- Data shown -
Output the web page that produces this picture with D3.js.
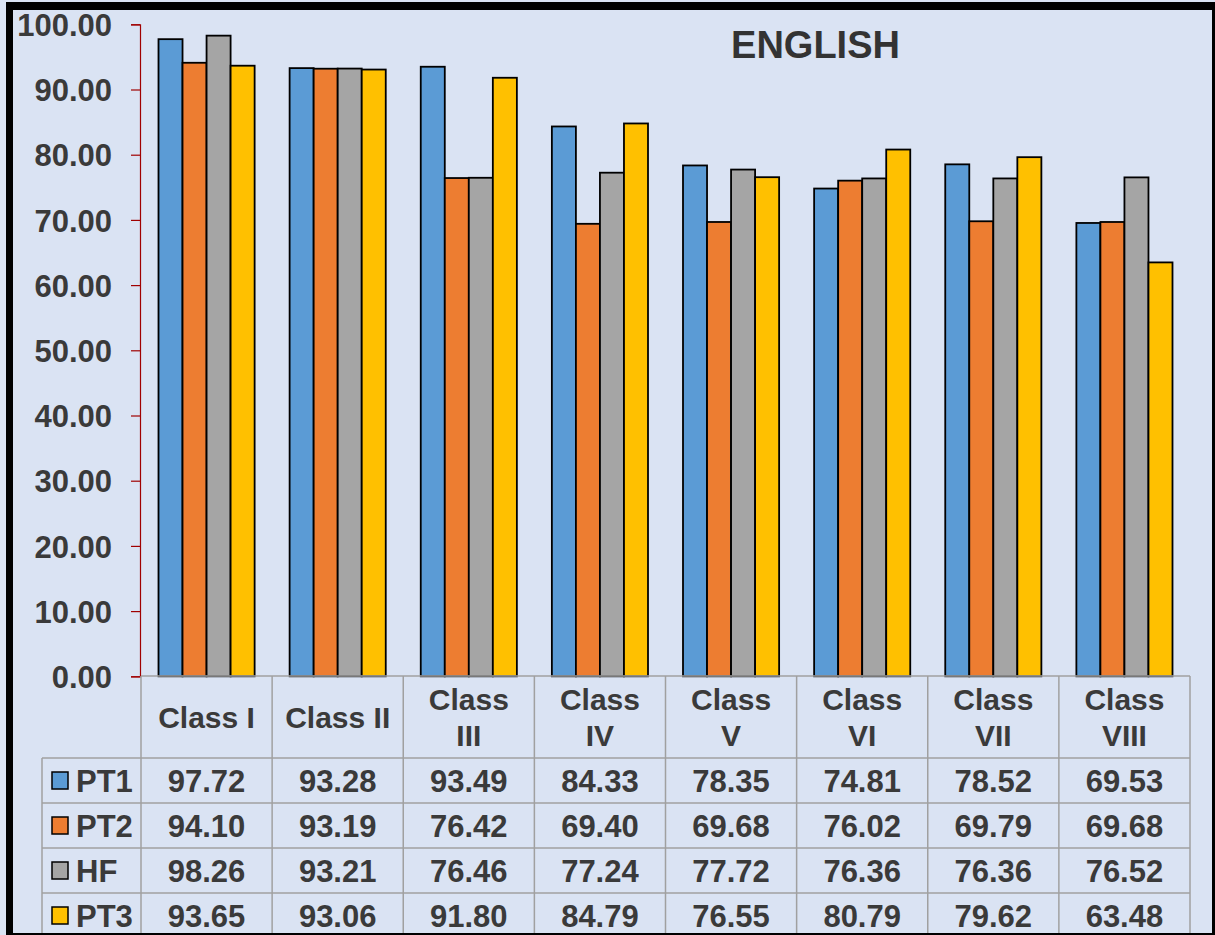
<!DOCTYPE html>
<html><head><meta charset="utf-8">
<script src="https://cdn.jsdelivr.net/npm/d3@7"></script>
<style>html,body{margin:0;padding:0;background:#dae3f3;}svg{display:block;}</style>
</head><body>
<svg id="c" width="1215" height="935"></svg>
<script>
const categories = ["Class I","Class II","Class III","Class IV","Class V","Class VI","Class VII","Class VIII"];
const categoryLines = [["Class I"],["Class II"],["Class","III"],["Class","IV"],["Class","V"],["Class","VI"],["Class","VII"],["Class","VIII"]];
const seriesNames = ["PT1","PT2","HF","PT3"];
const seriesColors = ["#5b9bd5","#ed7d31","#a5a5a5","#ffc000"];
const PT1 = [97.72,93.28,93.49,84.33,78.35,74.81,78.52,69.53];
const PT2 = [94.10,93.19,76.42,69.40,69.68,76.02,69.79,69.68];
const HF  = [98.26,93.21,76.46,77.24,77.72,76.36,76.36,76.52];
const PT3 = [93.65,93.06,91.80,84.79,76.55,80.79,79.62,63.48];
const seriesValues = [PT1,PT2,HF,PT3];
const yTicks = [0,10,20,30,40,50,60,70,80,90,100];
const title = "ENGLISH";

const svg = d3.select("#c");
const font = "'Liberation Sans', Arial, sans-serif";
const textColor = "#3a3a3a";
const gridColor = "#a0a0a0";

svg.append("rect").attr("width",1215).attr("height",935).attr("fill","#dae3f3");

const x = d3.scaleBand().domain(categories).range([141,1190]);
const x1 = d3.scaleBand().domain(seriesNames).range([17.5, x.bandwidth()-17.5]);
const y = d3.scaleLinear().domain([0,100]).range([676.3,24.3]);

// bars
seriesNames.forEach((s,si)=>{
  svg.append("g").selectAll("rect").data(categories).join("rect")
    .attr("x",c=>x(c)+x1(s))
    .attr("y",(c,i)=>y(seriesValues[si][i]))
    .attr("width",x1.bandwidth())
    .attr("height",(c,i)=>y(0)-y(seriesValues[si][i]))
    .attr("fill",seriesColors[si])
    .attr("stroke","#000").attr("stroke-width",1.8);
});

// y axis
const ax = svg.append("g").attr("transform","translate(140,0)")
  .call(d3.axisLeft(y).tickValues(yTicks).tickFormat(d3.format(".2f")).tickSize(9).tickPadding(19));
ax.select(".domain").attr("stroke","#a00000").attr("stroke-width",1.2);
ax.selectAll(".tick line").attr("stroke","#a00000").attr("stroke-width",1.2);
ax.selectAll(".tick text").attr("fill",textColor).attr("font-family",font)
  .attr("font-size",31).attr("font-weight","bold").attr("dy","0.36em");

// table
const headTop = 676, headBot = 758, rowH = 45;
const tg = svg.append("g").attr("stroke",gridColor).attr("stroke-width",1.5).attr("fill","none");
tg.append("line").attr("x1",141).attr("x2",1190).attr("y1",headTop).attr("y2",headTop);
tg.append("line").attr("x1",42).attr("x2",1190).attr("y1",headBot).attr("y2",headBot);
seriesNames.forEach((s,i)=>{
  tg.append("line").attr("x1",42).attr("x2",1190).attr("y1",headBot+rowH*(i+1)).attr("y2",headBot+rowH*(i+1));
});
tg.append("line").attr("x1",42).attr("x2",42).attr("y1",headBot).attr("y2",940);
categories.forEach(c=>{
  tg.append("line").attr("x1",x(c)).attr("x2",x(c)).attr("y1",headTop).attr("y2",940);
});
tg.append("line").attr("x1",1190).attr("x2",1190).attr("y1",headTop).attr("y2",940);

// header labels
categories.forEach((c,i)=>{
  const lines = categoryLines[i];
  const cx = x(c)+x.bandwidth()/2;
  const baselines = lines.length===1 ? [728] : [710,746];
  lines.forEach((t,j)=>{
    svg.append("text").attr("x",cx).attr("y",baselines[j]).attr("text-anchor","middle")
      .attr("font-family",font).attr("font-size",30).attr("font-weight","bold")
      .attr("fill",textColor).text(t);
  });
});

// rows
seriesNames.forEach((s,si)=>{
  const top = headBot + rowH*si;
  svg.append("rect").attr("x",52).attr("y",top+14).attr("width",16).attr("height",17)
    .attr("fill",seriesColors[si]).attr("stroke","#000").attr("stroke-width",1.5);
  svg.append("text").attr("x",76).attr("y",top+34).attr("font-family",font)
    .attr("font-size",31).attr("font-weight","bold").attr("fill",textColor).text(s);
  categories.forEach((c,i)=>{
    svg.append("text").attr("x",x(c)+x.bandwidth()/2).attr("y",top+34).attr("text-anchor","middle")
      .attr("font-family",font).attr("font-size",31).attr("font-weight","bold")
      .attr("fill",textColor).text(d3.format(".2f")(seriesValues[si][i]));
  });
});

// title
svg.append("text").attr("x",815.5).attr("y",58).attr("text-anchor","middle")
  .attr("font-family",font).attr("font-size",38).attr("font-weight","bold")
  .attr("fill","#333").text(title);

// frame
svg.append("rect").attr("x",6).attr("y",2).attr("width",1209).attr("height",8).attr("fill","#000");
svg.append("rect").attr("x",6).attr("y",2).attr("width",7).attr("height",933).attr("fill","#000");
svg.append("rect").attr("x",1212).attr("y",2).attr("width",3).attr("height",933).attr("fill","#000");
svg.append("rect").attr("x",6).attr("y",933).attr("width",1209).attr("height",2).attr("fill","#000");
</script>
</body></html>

==

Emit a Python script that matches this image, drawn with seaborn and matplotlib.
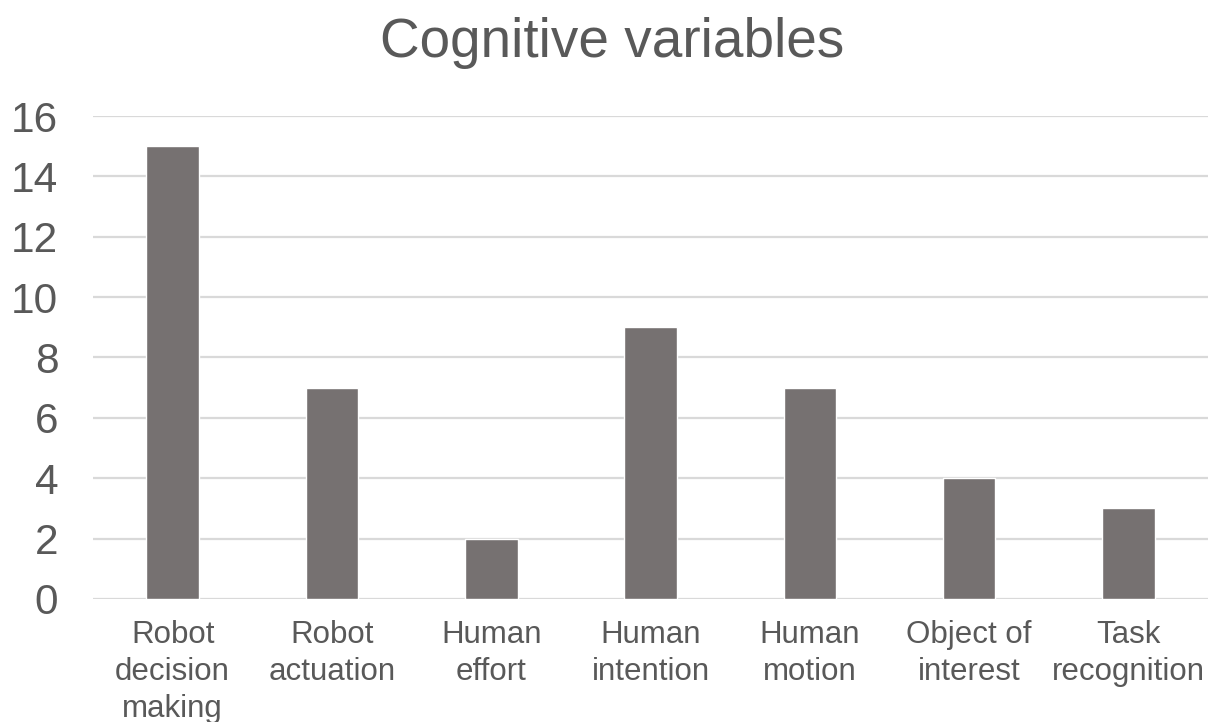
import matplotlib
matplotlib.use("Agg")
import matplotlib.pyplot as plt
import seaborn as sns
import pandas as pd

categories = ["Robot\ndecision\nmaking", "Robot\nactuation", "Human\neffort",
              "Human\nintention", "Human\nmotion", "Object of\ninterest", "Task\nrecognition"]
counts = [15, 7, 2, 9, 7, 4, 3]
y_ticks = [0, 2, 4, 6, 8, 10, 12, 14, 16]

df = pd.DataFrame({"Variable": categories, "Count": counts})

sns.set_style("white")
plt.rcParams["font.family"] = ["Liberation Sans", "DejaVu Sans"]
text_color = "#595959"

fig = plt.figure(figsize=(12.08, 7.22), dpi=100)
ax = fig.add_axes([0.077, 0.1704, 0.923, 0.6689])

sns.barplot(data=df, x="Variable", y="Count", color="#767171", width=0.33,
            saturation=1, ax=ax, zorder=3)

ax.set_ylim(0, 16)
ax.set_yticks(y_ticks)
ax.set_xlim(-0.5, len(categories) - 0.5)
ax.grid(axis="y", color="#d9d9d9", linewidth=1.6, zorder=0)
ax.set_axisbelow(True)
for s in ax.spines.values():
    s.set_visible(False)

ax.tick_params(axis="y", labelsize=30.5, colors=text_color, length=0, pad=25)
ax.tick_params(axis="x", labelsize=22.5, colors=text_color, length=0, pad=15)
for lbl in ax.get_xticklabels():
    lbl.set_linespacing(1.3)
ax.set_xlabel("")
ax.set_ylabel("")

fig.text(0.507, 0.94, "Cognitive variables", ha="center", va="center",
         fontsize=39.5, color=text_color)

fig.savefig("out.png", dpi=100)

* * *

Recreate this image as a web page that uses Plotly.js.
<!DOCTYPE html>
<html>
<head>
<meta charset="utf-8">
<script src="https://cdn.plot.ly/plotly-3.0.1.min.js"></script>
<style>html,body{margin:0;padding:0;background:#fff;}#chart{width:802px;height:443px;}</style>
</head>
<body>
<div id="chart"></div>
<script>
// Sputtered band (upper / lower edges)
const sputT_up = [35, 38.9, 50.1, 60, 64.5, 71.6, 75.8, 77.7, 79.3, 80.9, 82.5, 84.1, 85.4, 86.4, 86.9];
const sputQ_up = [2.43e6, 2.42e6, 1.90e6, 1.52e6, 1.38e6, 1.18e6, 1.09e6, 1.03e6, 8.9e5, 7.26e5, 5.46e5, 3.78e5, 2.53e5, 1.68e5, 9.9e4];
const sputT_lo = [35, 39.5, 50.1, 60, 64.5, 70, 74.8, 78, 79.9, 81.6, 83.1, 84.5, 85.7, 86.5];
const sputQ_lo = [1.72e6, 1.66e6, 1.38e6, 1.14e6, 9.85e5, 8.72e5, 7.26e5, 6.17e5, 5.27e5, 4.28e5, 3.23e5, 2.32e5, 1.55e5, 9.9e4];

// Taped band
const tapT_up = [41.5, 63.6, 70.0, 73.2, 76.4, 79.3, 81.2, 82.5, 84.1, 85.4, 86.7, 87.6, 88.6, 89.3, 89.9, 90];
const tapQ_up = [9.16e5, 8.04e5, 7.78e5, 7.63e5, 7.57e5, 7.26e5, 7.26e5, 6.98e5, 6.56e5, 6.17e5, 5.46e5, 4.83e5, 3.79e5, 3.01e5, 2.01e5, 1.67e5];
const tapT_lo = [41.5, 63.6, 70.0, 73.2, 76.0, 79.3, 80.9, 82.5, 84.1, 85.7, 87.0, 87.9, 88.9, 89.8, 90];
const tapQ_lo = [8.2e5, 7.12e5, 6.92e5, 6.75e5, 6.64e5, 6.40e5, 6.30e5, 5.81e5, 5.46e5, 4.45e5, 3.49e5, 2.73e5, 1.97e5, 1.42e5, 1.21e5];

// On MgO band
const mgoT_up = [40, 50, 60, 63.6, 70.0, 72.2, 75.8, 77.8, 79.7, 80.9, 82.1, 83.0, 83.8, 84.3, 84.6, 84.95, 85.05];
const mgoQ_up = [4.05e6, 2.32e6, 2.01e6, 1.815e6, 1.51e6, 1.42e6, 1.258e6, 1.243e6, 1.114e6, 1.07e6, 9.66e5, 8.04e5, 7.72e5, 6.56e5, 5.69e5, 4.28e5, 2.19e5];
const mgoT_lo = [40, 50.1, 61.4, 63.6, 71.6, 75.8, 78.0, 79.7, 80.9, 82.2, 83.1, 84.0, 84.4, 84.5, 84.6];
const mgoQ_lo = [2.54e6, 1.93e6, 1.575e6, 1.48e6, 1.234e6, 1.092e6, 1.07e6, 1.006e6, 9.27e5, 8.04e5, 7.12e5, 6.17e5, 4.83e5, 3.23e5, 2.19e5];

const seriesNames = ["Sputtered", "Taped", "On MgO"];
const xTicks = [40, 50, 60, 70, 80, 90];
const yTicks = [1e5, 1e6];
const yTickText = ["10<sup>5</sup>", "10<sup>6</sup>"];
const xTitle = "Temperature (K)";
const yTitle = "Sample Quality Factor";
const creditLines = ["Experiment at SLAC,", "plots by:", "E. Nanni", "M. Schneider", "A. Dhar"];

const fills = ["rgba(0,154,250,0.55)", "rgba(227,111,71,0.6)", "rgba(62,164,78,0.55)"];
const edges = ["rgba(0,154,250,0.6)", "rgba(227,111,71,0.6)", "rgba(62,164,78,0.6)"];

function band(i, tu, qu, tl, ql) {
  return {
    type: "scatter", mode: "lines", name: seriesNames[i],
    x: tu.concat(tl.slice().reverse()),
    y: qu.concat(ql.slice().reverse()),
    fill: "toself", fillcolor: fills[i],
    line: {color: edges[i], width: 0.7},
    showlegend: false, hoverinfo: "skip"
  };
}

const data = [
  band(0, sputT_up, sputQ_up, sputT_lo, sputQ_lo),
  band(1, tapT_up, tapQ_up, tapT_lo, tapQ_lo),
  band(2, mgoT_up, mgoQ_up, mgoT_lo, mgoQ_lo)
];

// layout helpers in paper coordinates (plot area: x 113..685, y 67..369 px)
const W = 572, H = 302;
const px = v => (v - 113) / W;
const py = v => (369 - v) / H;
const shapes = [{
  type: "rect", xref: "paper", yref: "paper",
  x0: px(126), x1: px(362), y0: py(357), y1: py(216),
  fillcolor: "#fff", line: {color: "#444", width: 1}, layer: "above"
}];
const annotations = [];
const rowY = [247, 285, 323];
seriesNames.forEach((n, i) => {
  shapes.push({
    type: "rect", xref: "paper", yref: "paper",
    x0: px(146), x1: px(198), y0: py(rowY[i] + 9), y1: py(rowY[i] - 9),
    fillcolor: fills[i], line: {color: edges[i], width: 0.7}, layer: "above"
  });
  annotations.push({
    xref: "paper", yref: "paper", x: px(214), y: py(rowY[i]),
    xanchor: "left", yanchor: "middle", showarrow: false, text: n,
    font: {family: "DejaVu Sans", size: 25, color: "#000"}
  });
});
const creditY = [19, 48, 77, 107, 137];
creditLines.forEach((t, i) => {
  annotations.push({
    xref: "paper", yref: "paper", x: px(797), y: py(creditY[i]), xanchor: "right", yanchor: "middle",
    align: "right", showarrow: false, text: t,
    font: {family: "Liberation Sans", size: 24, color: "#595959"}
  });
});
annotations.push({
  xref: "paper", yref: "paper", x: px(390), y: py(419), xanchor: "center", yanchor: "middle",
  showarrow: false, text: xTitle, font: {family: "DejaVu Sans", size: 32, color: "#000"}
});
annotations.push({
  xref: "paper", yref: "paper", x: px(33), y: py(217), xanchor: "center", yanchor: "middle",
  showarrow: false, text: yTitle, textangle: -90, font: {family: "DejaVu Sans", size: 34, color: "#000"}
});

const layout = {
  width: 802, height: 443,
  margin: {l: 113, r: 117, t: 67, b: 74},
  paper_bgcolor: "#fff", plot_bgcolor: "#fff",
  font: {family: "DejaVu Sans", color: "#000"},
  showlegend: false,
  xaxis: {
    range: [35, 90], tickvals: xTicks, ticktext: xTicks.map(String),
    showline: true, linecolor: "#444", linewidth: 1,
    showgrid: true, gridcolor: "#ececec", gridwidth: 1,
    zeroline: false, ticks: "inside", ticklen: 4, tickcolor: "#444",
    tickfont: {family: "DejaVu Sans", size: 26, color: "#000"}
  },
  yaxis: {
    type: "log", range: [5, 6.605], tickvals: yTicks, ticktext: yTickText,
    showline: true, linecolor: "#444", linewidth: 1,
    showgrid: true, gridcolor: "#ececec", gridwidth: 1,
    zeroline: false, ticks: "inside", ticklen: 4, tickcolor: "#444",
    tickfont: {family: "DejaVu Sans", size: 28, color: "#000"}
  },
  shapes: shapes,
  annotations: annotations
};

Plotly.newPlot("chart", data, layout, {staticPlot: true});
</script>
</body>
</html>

- Goal -
Copy each line of the records that contains the word "script".

- Solution to the exercise -
<script src="https://cdn.jsdelivr.net/npm/d3@7"></script>
<script>
</script>
Emit a Python script that matches this image, drawn with seaborn and matplotlib.
<script src="https://cdn.plot.ly/plotly-3.0.1.min.js"></script>
<script>
</script>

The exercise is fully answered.